Taste-travel south by eating the gumbo at Virtue

Chef Erick Williams keeps the flavors of Southern cooking alive at Virtue. He won a Beard Award in 2022, and his gumbo is one of the main reasons why. The thick, smoky stew arrives in a china bowl where chunks of chicken and andouille sausage bob, and a dollop of buttery Carolina gold rice tames the spice. 

How to get it: Make reservations online a day or two in advance.

Sweeten your day with maisok at Tary Coffee House

Tary is a type of millet grown in Kazakhstan, and it’s the main ingredient in the food at this sleek cafe, where colorful carpets and carved wooden bowls from the homeland set the scene. Try the maisok, a little pot of oatmeal-like porridge cooked with the signature grain and sweet condensed milk. It makes an energizing breakfast to fuel your plans for the day, or a tasty afternoon treat (it’s also considered a dessert).

How to get it: Tary Coffee House doesn’t accept reservations.
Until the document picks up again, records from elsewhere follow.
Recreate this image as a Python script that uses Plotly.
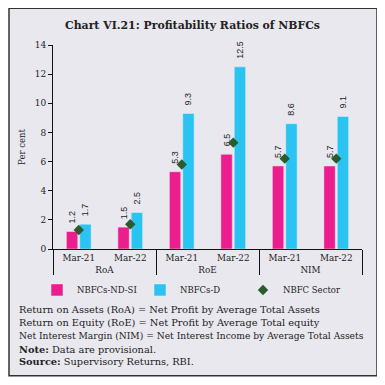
import plotly.graph_objects as go

groups = ["RoA", "RoA", "RoE", "RoE", "NIM", "NIM"]
periods = ["Mar-21", "Mar-22", "Mar-21", "Mar-22", "Mar-21", "Mar-22"]
nd_si = [1.2, 1.5, 5.3, 6.5, 5.7, 5.7]
nbfc_d = [1.7, 2.5, 9.3, 12.5, 8.6, 9.1]
sector = [1.3, 1.7, 5.8, 7.3, 6.2, 6.2]
yticks = [0, 2, 4, 6, 8, 10, 12, 14]

PINK = "#ec1e8e"
BLUE = "#2bc4f2"
GREEN = "#2c5a2c"
BG = "#e9e8ee"

# page has an 8px body margin; work in figure pixels (screen - 8)
OFF = 8
W, H = 377, 377
L, R, T, B = 45, 23, 36.7, 136
pw = W - L - R
ph = H - T - B

def px_x(sx):
    return (sx - OFF - L) / pw

def px_y(sy):
    return (H - B - (sy - OFF)) / ph

x = [groups, periods]
lab_font = dict(family="Liberation Sans, Arial, sans-serif", size=9, color="#222")
serif = "DejaVu Serif, serif"
PAD = "\u00a0\u00a0"

fig = go.Figure()
fig.add_trace(go.Bar(x=x, y=nd_si, name="NBFCs-ND-SI", marker_color=PINK,
                     text=[PAD + f"{v:.1f}" for v in nd_si], textposition="outside",
                     textangle=-90, textfont=lab_font, cliponaxis=False,
                     constraintext="none"))
fig.add_trace(go.Bar(x=x, y=nbfc_d, name="NBFCs-D", marker_color=BLUE,
                     text=[PAD + f"{v:.1f}" for v in nbfc_d], textposition="outside",
                     textangle=-90, textfont=lab_font, cliponaxis=False,
                     constraintext="none"))
fig.add_trace(go.Scatter(x=x, y=sector, name="NBFC Sector", mode="markers",
                         marker=dict(symbol="diamond", size=8, color=GREEN),
                         cliponaxis=False))

fig.update_layout(
    width=W, height=H,
    margin=dict(l=L, r=R, t=T, b=B, autoexpand=False),
    paper_bgcolor="white",
    plot_bgcolor="rgba(0,0,0,0)",
    barmode="group", bargap=0.48, bargroupgap=0.15,
    font=dict(family=serif, size=9, color="#222"),
    showlegend=True,
    legend=dict(orientation="h", x=px_x(37), y=px_y(290), xanchor="left",
                yanchor="middle", font=dict(family=serif, size=8.5, color="#222"),
                bgcolor="rgba(0,0,0,0)", entrywidth=58, entrywidthmode="pixels",
                tracegroupgap=0, itemwidth=30),
    title=dict(text="<b>Chart VI.21: Profitability Ratios of NBFCs</b>",
               xref="container", x=(192.5 - OFF) / W, xanchor="center",
               y=1 - (25 - OFF) / H, yref="container", yanchor="middle",
               font=dict(family=serif, size=10.9, color="#222")),
)

fig.update_xaxes(showline=True, linecolor="#111", linewidth=1, ticks="",
                 showgrid=False, showdividers=True, dividercolor="#111",
                 dividerwidth=1,
                 tickfont=dict(family=serif, size=8.8, color="#222"))
fig.update_yaxes(range=[0, 14], tickvals=yticks, showline=True, linecolor="#111",
                 linewidth=1, ticks="outside", ticklen=4, tickcolor="#111",
                 showgrid=False, zeroline=False,
                 tickfont=dict(family=serif, size=9, color="#222"),
                 title=dict(text="Per cent", standoff=7,
                            font=dict(family=serif, size=8.5, color="#222")))

fig.add_shape(type="rect", xref="paper", yref="paper",
              x0=px_x(9), x1=px_x(377), y0=px_y(376), y1=px_y(8),
              fillcolor=BG, line=dict(color="#333", width=1.5), layer="below")

notes = [
    ("Return on Assets (RoA) = Net Profit by Average Total Assets", 309.3, 9.8),
    ("Return on Equity (RoE) = Net Profit by Average Total equity", 322.7, 9.8),
    ("Net Interest Margin (NIM) = Net Interest Income by Average Total Assets", 336, 9.15),
    ("<b>Note:</b> Data are provisional.", 349.3, 9.8),
    ("<b>Source:</b> Supervisory Returns, RBI.", 362, 9.8),
]
for txt, yy, fs in notes:
    fig.add_annotation(text=txt, xref="paper", yref="paper", x=px_x(17), y=px_y(yy),
                       xanchor="left", yanchor="middle", showarrow=False,
                       font=dict(family=serif, size=fs, color="#222"))

fig.write_html("out.html")
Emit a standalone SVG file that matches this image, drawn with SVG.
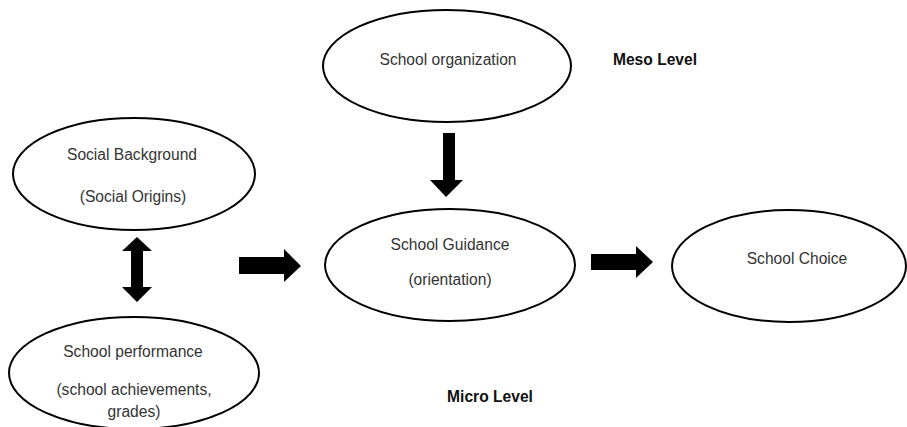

Scoring a table on weekdays should be no fuss, but weekends take patience.

Vegetarians and vegans

Vegetarians will be fine in Chicago, as most restaurants have some sort of meat-free dish, typically a pasta or veggie burger. Vegans will need to be a bit more focused in their search. Bloom Plant Based Kitchen, Liberation Kitchen, Native Foods and Chicago Diner lead the tried-and-true options that cater to vegans.